Para Emanuel Freitas, a reação dos militares satisfez os interesses do presidente, que “anseia por uma ruptura democrática”.
“Para o presidente, a democracia é a vontade dele, uma eleição limpa é uma eleição em que ele saia vencedor. E parte desse Governo é das Forças Armadas”.

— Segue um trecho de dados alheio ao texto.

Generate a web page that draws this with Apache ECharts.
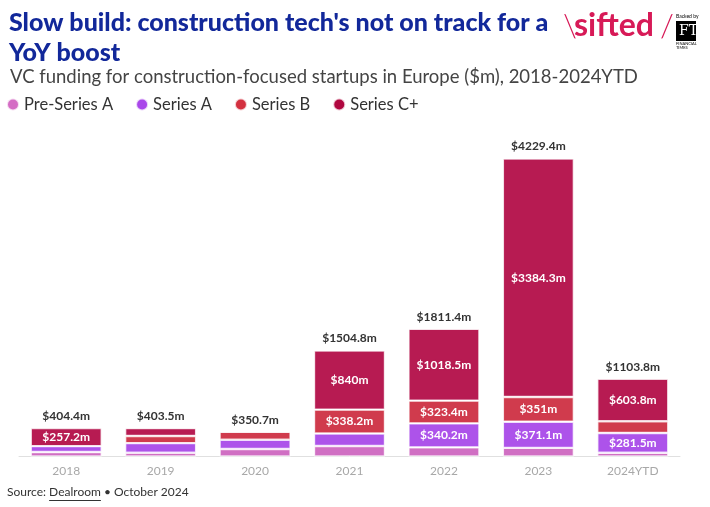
<!DOCTYPE html>
<html>
<head>
<meta charset="utf-8">
<script src="https://cdn.jsdelivr.net/npm/echarts@6/dist/echarts.min.js"></script>
<style>
html,body{margin:0;padding:0;background:#fff;}
#chart{width:710px;height:507px;}
</style>
</head>
<body>
<div id="chart"></div>
<script>
// ---- data ----
const categories = ['2018', '2019', '2020', '2021', '2022', '2023', '2024YTD'];
const preSeriesA = [63.2, 53.5, 106.2, 149.2, 129.3, 123.0, 52.5];
const seriesA    = [84.0, 136.0, 131.5, 177.4, 340.2, 371.1, 281.5];
const seriesB    = [0, 102.0, 113.0, 338.2, 323.4, 351.0, 166.0];
const seriesC    = [257.2, 112.0, 0, 840.0, 1018.5, 3384.3, 603.8];
const totals     = [404.4, 403.5, 350.7, 1504.8, 1811.4, 4229.4, 1103.8];
const seriesNames = ['Pre-Series A', 'Series A', 'Series B', 'Series C+'];
const labelThreshold = 250;

const colors = ['#d06fc3', '#ad53ea', '#d03b4d', '#b71b52'];
const legendColors = ['#d46cc4', '#a947ea', '#d3303f', '#b0073f'];
const FONT = 'Lato, "Noto Sans", sans-serif';

function fmt(v) { return '$' + (Math.round(v * 10) / 10) + 'm'; }

// text measurement for source line placement
const mctx = document.createElement('canvas').getContext('2d');
function tw(text, font) { mctx.font = font; return mctx.measureText(text).width; }
const SRC_FONT = '12px ' + FONT;
const srcX = 7;
const w1 = tw('Source: ', SRC_FONT);
const w2 = tw('Dealroom', SRC_FONT);

const chart = echarts.init(document.getElementById('chart'));

const dataSets = [preSeriesA, seriesA, seriesB, seriesC];
const series = dataSets.map((arr, i) => ({
  name: seriesNames[i],
  type: 'bar',
  stack: 'total',
  barWidth: 71,
  data: arr,
  itemStyle: { color: colors[i], borderColor: 'rgba(255,255,255,0.75)', borderWidth: 1.2 },
  label: {
    show: true,
    position: 'inside',
    fontFamily: FONT,
    fontWeight: 'bold',
    fontSize: 12,
    color: '#fff',
    textBorderColor: colors[i],
    textBorderWidth: 2.5,
    formatter: p => (p.value >= labelThreshold ? fmt(p.value) : '')
  },
  emphasis: { disabled: true }
}));

series.push({
  name: 'Total',
  type: 'bar',
  stack: 'total',
  barWidth: 71,
  data: categories.map(() => 0),
  itemStyle: { color: 'transparent' },
  label: {
    show: true,
    position: 'top',
    distance: 6,
    fontFamily: FONT,
    fontWeight: 'bold',
    fontSize: 12,
    color: '#333',
    formatter: p => fmt(totals[p.dataIndex])
  },
  emphasis: { disabled: true }
});

const option = {
  backgroundColor: '#fff',
  animation: false,
  title: [
    {
      text: "Slow build: construction tech's not on track for a\nYoY boost",
      left: 4, top: 3,
      textStyle: { fontFamily: FONT, fontSize: 25, fontWeight: 900, color: '#12289a', lineHeight: 30 }
    },
    {
      text: 'VC funding for construction-focused startups in Europe ($m), 2018-2024YTD',
      left: 5, top: 63,
      textStyle: { fontFamily: FONT, fontSize: 18.5, fontWeight: 'normal', color: '#444' }
    }
  ],
  legend: {
    data: seriesNames.map((n, i) => ({ name: n, itemStyle: { color: legendColors[i] } })),
    left: 6, top: 96,
    padding: 0,
    icon: 'circle',
    itemWidth: 12, itemHeight: 12,
    itemGap: 22,
    textStyle: { fontFamily: FONT, fontSize: 16.5, color: '#333' },
    selectedMode: false
  },
  grid: { left: 19, right: 30, top: 139.4, bottom: 50.5, containLabel: false },
  xAxis: {
    type: 'category',
    data: categories,
    axisLine: { lineStyle: { color: '#e0e0e0' } },
    axisTick: { alignWithLabel: true, length: 5, lineStyle: { color: '#e0e0e0' } },
    axisLabel: { fontFamily: FONT, fontSize: 12, color: '#a8a8a8', margin: 9 }
  },
  yAxis: { type: 'value', min: 0, max: 4500, show: false, splitLine: { show: false } },
  graphic: [
    {
      type: 'text', left: srcX, top: 486,
      style: { text: 'Source: ', font: SRC_FONT, fill: '#333' }
    },
    {
      type: 'text', left: srcX + w1, top: 486,
      style: { text: 'Dealroom', font: SRC_FONT, fill: '#333' }
    },
    {
      type: 'line', shape: { x1: srcX + w1, y1: 500.5, x2: srcX + w1 + w2, y2: 500.5 },
      style: { stroke: '#333', lineWidth: 1 }
    },
    {
      type: 'text', left: srcX + w1 + w2, top: 486,
      style: { text: ' \u2022 October 2024', font: SRC_FONT, fill: '#333' }
    },
    // sifted logo
    {
      type: 'text', left: 563, top: 11,
      style: { text: '\\', font: '300 32px ' + FONT, fill: '#d71a57' }
    },
    {
      type: 'text', left: 574, top: 10,
      style: { text: 'sifted', font: 'bold 32px ' + FONT, fill: '#d71a57' }
    },
    {
      type: 'text', left: 660, top: 11,
      style: { text: '/', font: '300 32px ' + FONT, fill: '#d71a57' }
    },
    {
      type: 'text', left: 676, top: 14,
      style: { text: 'Backed by', font: '5px ' + FONT, fill: '#000' }
    },
    {
      type: 'rect', shape: { x: 676, y: 21, width: 20, height: 20 },
      style: { fill: '#000' }
    },
    {
      type: 'text', left: 679, top: 24,
      style: { text: 'FT', font: '14px "DejaVu Serif", "Liberation Serif", serif', fill: '#fff' }
    },
    {
      type: 'text', left: 676, top: 42,
      style: { text: 'FINANCIAL\nTIMES', font: '4px ' + FONT, fill: '#000', lineHeight: 4 }
    }
  ],
  series: series
};

chart.setOption(option);
</script>
</body>
</html>
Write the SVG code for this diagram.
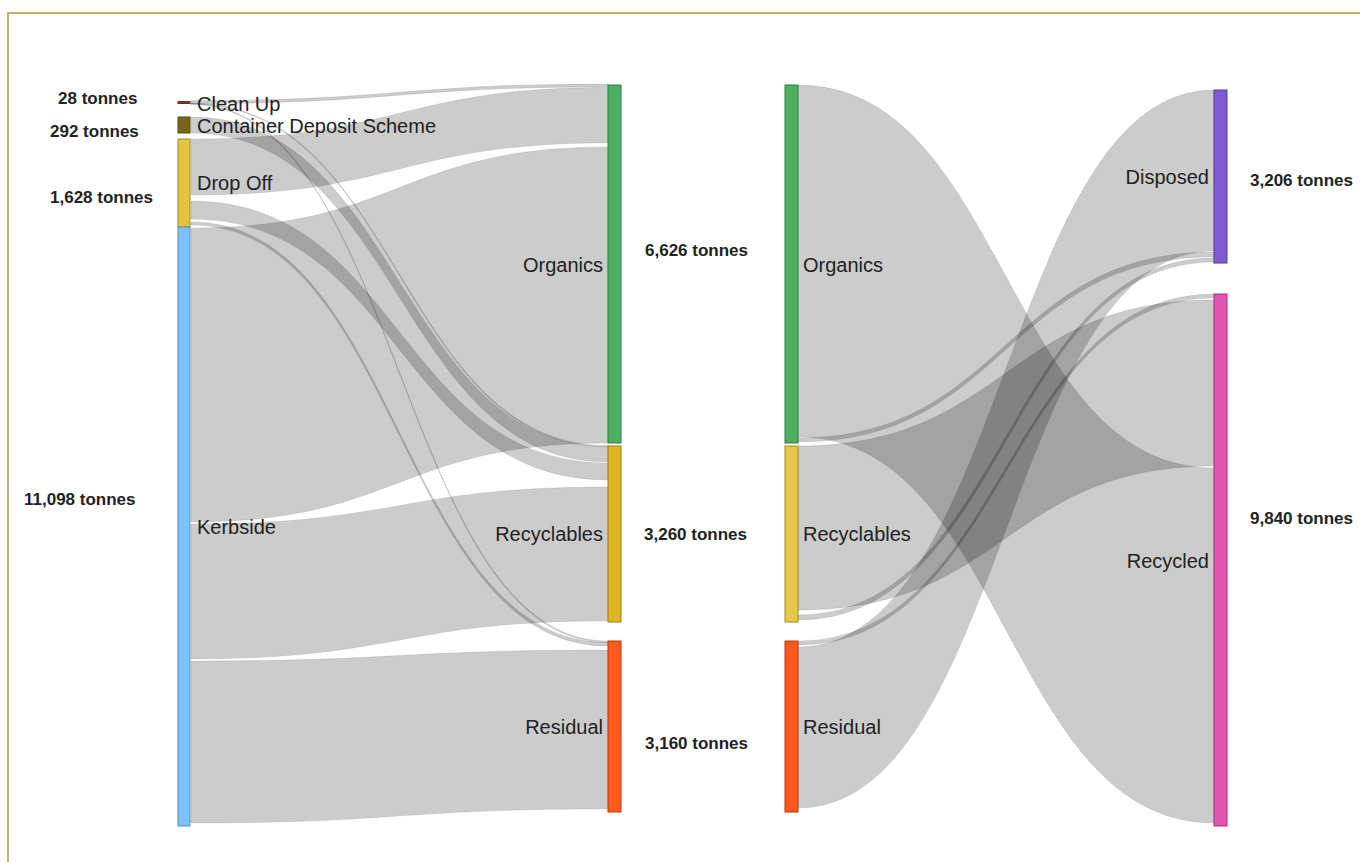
<svg xmlns="http://www.w3.org/2000/svg" width="1360" height="862" viewBox="0 0 1360 862">
<style>
.lk{fill:#000;fill-opacity:0.2;stroke:#000;stroke-opacity:0.12;stroke-width:0.7}
.nd{stroke-width:1}
.lb{font-family:"Liberation Sans",Arial,sans-serif;font-size:20px;fill:#222}
.vl{font-family:"Liberation Sans",Arial,sans-serif;font-size:17px;font-weight:bold;fill:#222}
.end{text-anchor:end}
</style>
<rect x="0" y="0" width="1360" height="862" fill="#fff"/>
<rect x="8" y="13" width="1370" height="870" fill="none" stroke="#a8993c" stroke-width="1.5"/>
<g id="links">
<!-- stage 1: x 191 -> 608, mid 399.5 -->
<path class="lk" d="M191,100.5 C399.5,100.5 399.5,84 608,84 L608,87 C399.5,87 399.5,103.5 191,103.5 Z"/>
<path class="lk" d="M191,103 C399.5,103 399.5,445.5 608,445.5 L608,447 C399.5,447 399.5,104 191,104 Z"/>
<path class="lk" d="M191,103.5 C399.5,103.5 399.5,641 608,641 L608,642.5 C399.5,642.5 399.5,104.5 191,104.5 Z"/>
<path class="lk" d="M191,117 C399.5,117 399.5,447 608,447 L608,462 C399.5,462 399.5,133 191,133 Z"/>
<path class="lk" d="M191,139 C399.5,139 399.5,87.5 608,87.5 L608,143 C399.5,143 399.5,195 191,195 Z"/>
<path class="lk" d="M191,201 C399.5,201 399.5,463 608,463 L608,480 C399.5,480 399.5,219 191,219 Z"/>
<path class="lk" d="M191,222 C399.5,222 399.5,642.5 608,642.5 L608,646 C399.5,646 399.5,225 191,225 Z"/>
<path class="lk" d="M191,228 C399.5,228 399.5,147 608,147 L608,443 C399.5,443 399.5,522 191,522 Z"/>
<path class="lk" d="M191,524 C399.5,524 399.5,487 608,487 L608,621 C399.5,621 399.5,659 191,659 Z"/>
<path class="lk" d="M191,661 C399.5,661 399.5,650 608,650 L608,809 C399.5,809 399.5,823 191,823 Z"/>
<!-- stage 2: x 798 -> 1214, mid 1006 -->
<path class="lk" d="M798,85 C1006,85 1006,468 1214,468 L1214,823 C1006,823 1006,437 798,437 Z"/>
<path class="lk" d="M798,438 C1006,438 1006,252 1214,252 L1214,257 C1006,257 1006,442 798,442 Z"/>
<path class="lk" d="M798,446 C1006,446 1006,300 1214,300 L1214,466 C1006,466 1006,610 798,610 Z"/>
<path class="lk" d="M798,615 C1006,615 1006,258 1214,258 L1214,262 C1006,262 1006,620 798,620 Z"/>
<path class="lk" d="M798,647 C1006,647 1006,90 1214,90 L1214,251 C1006,251 1006,808 798,808 Z"/>
<path class="lk" d="M798,641 C1006,641 1006,294 1214,294 L1214,298 C1006,298 1006,645 798,645 Z"/>
</g>
<g id="node-cleanup">
<rect class="nd" x="178" y="101.5" width="12" height="2" fill="#8a3b2a" stroke="#6a2a1c" stroke-width="0.5"/>
<text class="lb" x="197" y="111">Clean Up</text>
<text class="vl" x="58" y="104">28 tonnes</text>
</g>
<g id="node-cds">
<rect class="nd" x="178" y="117" width="12" height="16" fill="#7a6418" stroke="#5a4a10"/>
<text class="lb" x="197" y="133">Container Deposit Scheme</text>
<text class="vl" x="50" y="137">292 tonnes</text>
</g>
<g id="node-dropoff">
<rect class="nd" x="178" y="139" width="12" height="88" fill="#e5c443" stroke="#a88c20"/>
<text class="lb" x="197" y="190">Drop Off</text>
<text class="vl" x="50" y="203">1,628 tonnes</text>
</g>
<g id="node-kerbside">
<rect class="nd" x="178" y="227" width="12" height="599" fill="#80c0ff" stroke="#5a8fc0"/>
<text class="lb" x="197" y="534">Kerbside</text>
<text class="vl" x="24" y="505">11,098 tonnes</text>
</g>
<g id="node-organics-in">
<rect class="nd" x="608" y="85" width="13" height="358" fill="#4caf62" stroke="#2f7d40"/>
<text class="lb end" x="603" y="272">Organics</text>
<text class="vl" x="645" y="256">6,626 tonnes</text>
</g>
<g id="node-recyclables-in">
<rect class="nd" x="608" y="446" width="13" height="176" fill="#ddb526" stroke="#9a7f10"/>
<text class="lb end" x="603" y="541">Recyclables</text>
<text class="vl" x="644" y="540">3,260 tonnes</text>
</g>
<g id="node-residual-in">
<rect class="nd" x="608" y="641" width="13" height="171" fill="#ff5a1e" stroke="#b33a10"/>
<text class="lb end" x="603" y="734">Residual</text>
<text class="vl" x="645" y="749">3,160 tonnes</text>
</g>
<g id="node-organics-out">
<rect class="nd" x="785" y="85" width="13" height="358" fill="#4caf62" stroke="#2f7d40"/>
<text class="lb" x="803" y="272">Organics</text>
</g>
<g id="node-recyclables-out">
<rect class="nd" x="785" y="446" width="13" height="176" fill="#e6c84a" stroke="#a88c20"/>
<text class="lb" x="803" y="541">Recyclables</text>
</g>
<g id="node-residual-out">
<rect class="nd" x="785" y="641" width="13" height="171" fill="#ff5a1e" stroke="#b33a10"/>
<text class="lb" x="803" y="734">Residual</text>
</g>
<g id="node-disposed">
<rect class="nd" x="1214" y="90" width="13" height="173" fill="#7d5bd0" stroke="#553a9a"/>
<text class="lb end" x="1209" y="184">Disposed</text>
<text class="vl" x="1250" y="186">3,206 tonnes</text>
</g>
<g id="node-recycled">
<rect class="nd" x="1214" y="294" width="13" height="532" fill="#e255b0" stroke="#a03380"/>
<text class="lb end" x="1209" y="568">Recycled</text>
<text class="vl" x="1250" y="524">9,840 tonnes</text>
</g>
</svg>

“Ele (Bolsonaro) gosta da tensão, do enfrentamento, da ruptura. O grande sucesso dele é quando a situação está caótica, o Governo funciona na medida em que as coisas não funcionam, é parte da narrativa dizer que o sistema não o deixa governar, então a tensão contribui para isso”.
“Assunto encerrado”
Na tentativa de apaziguar os ânimos, entrou em cena o presidente do senado, Rodrigo Pacheco. Em entrevista na última sexta (9), ele destacou que o assunto já foi “esclarecido e encerrado”.
“Quero aqui afirmar a independência do Parlamento brasileiro. A independência do Congresso Nacional, que não admitirá qualquer atentado a esta sua independência e, sobretudo, às prerrogativas dos parlamentares: de palavras, opiniões e votos, que naturalmente devem ser resguardados em uma democracia”.
De volta ao voto impresso
Ao mesmo tempo em que tentou abrandar o clima com os militares, o presidente do Senado reagiu de forma dura às falas do presidente Bolsonaro sobre as eleições. Tanto Pacheco quanto o presidente do Tribunal Superior Eleitoral (TSE), o ministro Luís Roberto Barroso, rebateram ameaças.
“Nós não podemos admitir qualquer tipo de fala, de ato, de menção que seja atentatória à democracia ou que estabeleça um retrocesso naquilo que, repito, a geração antes da minha conquistou e que é nossa obrigação manter, que é a democracia no nosso País”, afirmou Pacheco.
Nas últimas semanas, Bolsonaro voltou a defender constantemente o voto impresso. Nos últimos dias, tais declarações passaram a apontar também supostas fraudes no sistema eleitoral. O presidente, no entanto, não apresentou provas para as acusações.
Na verdade, ele passou a atacar o presidente do TSE, a quem chamou de “idiota” e “imbecil”. Bolsonaro também ameaçou que as eleições do próximo ano não ocorram. “Eleições no ano que vem serão limpas. Ou fazemos eleições limpas no Brasil, ou não temos eleições”, disse.
Diante dos ataques, Barroso afirmou que garantirá o pleito. “Qualquer atuação no sentido de impedir a sua ocorrência viola princípios constitucionais e configura crime de responsabilidade”.
Sistema eleitoral
Para o professor Glauco Peres, a reação mais contundente do Legislativo e do Judiciário é justificável e necessária. “Essa situação é mais delicada porque o presidente investe contra uma dimensão do sistema democrático, que é a eleição, onde a vontade do eleitor transforma-se em voto”.
“Neste caso, não podemos dizer que é só mais uma estratégia diversionista, mas sim que ele está disposto a algum tipo de golpe. Ele não tem evidência alguma de que tenha havido fraude, nunca mostrou provas. Se realmente o intuito dele é tergiversar o cenário político, ele está mexendo com algo caro a muitos”.
De tão importante, o sistema eleitoral brasileiro uniu oito partidos políticos em sua defesa. As siglas divulgaram uma nota, no último sábado (8), em defesa da democracia e das eleições.
“Temos total confiança no sistema eleitoral brasileiro, que é moderno, célere, seguro e auditável. São as eleições que garantem a cada cidadão brasileiro o direito de escolher livremente seus representantes e gestores. Sempre vamos defender de forma intransigente esse direito, materializado no voto. Quem se colocar contra esse direito de livre escolha do cidadão terá a nossa mais firme oposição”, afirma o documento assinado pelos presidentes dos partidos Democratas, MDB, PSDB, Novo, PSL, PV, Solidariedade e Cidadania.
Independentemente de quem sairá vencedor em 2022, para o cientista político Emanuel Freitas, os próximos anos serão desafiadores para os atores políticos do País e de muita instabilidade para o sistema político brasileiro. “Vamos dizer que ocorram eleições em 2022, o governante eleito terá muita dificuldade, porque ele terá de dizer a resposta para a crise”, conclui.